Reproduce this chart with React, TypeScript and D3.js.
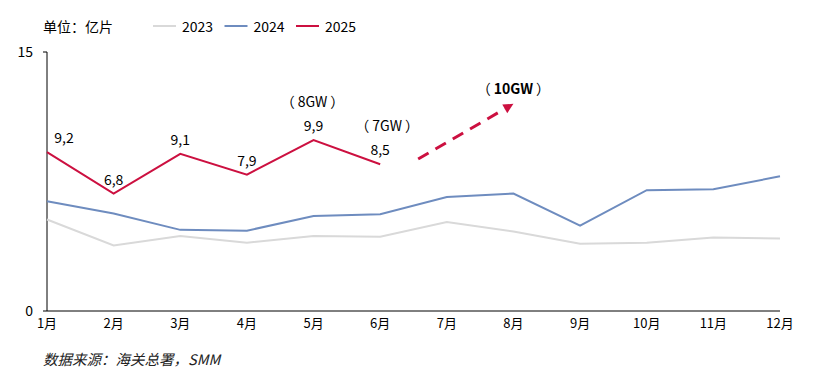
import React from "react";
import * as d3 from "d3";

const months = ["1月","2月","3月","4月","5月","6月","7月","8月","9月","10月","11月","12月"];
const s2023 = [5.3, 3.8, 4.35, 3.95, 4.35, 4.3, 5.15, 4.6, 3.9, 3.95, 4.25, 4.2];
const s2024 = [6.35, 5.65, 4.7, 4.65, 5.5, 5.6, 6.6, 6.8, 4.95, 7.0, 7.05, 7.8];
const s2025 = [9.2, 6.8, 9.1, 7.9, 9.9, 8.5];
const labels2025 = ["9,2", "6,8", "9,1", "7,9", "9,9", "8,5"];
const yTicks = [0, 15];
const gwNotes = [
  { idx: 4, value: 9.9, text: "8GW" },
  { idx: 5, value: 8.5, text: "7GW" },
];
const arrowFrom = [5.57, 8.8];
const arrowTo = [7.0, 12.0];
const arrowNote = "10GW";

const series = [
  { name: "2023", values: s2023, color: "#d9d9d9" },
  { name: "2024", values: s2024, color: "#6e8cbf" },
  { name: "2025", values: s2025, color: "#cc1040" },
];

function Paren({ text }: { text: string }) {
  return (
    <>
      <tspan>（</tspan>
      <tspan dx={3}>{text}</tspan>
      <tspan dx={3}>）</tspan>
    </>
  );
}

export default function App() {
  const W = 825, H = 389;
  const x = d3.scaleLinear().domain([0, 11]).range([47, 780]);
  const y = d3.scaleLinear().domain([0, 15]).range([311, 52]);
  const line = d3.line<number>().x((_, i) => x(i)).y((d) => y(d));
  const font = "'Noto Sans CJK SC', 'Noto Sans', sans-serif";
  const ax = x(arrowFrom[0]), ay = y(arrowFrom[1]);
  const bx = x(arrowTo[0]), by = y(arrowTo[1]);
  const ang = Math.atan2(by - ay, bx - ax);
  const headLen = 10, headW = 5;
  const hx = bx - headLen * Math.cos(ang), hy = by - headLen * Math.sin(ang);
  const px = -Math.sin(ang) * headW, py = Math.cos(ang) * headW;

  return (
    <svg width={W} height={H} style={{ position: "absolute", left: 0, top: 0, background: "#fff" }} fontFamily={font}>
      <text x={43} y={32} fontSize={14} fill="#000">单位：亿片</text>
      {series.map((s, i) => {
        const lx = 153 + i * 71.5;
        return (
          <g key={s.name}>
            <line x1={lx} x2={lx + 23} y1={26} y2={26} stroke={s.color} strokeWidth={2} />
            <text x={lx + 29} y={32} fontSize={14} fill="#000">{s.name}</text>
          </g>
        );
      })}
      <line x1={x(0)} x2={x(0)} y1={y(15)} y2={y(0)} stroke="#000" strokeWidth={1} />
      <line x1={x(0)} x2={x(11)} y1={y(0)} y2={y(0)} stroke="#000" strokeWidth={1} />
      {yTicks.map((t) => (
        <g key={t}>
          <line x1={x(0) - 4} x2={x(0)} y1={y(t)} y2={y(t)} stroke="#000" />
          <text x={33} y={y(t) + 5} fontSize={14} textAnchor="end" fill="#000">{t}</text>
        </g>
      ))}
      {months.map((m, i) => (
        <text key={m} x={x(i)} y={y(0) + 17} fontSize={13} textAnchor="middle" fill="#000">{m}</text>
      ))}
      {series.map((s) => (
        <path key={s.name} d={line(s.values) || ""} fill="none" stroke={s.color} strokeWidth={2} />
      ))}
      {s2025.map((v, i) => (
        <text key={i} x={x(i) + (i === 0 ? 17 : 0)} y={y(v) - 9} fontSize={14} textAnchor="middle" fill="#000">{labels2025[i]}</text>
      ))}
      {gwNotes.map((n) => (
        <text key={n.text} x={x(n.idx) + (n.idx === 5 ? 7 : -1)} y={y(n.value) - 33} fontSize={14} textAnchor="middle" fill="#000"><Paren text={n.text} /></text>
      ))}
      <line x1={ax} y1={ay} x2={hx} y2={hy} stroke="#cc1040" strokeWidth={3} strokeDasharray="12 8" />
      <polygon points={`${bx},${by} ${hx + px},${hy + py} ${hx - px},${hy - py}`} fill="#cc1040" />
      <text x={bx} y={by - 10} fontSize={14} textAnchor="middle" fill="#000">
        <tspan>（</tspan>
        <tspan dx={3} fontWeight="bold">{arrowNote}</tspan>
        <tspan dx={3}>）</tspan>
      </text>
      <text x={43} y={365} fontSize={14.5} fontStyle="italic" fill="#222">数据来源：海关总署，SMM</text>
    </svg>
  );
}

———

■ **CHALLENGE**
From the listing above, pick out every line containing "React".

■ **REPLY**
Reproduce this chart with React, TypeScript and D3.js.
import React from "react";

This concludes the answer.